Omit pictures and quote the listing below line by line, from its start through the line that holds "(0,0) rectangle (691,564);".

==== Stored data ====

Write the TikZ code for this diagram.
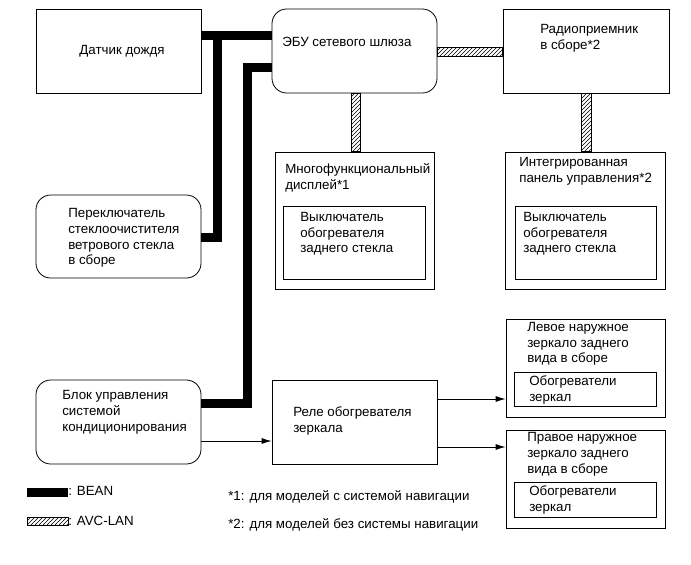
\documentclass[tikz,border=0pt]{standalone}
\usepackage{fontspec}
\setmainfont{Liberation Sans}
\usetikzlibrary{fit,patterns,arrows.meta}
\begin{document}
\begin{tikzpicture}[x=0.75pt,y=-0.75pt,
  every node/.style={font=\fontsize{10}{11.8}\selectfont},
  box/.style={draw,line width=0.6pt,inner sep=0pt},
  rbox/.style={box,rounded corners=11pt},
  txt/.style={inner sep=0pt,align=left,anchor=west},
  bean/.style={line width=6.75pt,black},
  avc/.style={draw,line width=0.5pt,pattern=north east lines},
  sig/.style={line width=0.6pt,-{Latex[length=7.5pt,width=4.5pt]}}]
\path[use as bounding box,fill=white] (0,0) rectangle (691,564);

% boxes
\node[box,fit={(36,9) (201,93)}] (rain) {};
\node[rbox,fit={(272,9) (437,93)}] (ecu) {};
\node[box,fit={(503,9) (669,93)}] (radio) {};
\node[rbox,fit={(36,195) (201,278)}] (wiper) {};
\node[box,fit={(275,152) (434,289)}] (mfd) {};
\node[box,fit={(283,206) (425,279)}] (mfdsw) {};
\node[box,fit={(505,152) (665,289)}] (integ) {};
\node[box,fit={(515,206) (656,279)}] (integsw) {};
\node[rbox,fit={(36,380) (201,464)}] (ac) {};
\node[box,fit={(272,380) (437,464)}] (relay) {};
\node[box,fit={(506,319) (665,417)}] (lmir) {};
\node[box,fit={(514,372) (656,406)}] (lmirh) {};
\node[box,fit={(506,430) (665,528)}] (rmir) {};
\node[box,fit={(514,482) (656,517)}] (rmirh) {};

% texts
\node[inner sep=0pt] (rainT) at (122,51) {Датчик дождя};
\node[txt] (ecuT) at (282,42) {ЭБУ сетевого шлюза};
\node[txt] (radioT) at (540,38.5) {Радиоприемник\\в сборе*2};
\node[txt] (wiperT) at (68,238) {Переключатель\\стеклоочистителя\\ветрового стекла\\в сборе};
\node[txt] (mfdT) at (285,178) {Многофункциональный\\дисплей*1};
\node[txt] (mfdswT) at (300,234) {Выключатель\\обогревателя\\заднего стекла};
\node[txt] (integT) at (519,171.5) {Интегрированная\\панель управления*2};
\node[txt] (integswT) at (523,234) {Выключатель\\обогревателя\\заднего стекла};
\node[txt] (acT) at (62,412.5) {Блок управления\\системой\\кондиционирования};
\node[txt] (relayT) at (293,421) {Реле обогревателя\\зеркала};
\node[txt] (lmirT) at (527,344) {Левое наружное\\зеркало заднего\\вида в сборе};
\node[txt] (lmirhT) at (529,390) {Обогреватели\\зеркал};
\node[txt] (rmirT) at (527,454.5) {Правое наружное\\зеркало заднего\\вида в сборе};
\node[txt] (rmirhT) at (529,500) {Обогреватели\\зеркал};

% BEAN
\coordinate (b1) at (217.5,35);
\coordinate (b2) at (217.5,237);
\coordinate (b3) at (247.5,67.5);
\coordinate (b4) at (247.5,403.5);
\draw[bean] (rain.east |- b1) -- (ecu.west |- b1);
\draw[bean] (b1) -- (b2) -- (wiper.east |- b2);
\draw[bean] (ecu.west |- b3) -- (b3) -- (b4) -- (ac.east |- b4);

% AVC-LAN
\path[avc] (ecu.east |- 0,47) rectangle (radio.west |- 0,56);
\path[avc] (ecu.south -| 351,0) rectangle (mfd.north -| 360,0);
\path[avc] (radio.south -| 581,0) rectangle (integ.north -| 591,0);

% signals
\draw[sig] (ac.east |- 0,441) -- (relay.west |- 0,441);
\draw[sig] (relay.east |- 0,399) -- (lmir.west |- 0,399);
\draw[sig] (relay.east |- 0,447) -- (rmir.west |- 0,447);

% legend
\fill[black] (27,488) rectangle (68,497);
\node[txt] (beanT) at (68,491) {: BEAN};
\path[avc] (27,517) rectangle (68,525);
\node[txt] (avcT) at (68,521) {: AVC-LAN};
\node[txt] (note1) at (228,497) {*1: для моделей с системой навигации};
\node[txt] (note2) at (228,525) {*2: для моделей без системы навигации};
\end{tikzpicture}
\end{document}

====

→ Output of the exercise
Write the TikZ code for this diagram.
\documentclass[tikz,border=0pt]{standalone}
\usepackage{fontspec}
\setmainfont{Liberation Sans}
\usetikzlibrary{fit,patterns,arrows.meta}
\begin{document}
\begin{tikzpicture}[x=0.75pt,y=-0.75pt,
  every node/.style={font=\fontsize{10}{11.8}\selectfont},
  box/.style={draw,line width=0.6pt,inner sep=0pt},
  rbox/.style={box,rounded corners=11pt},
  txt/.style={inner sep=0pt,align=left,anchor=west},
  bean/.style={line width=6.75pt,black},
  avc/.style={draw,line width=0.5pt,pattern=north east lines},
  sig/.style={line width=0.6pt,-{Latex[length=7.5pt,width=4.5pt]}}]
\path[use as bounding box,fill=white] (0,0) rectangle (691,564);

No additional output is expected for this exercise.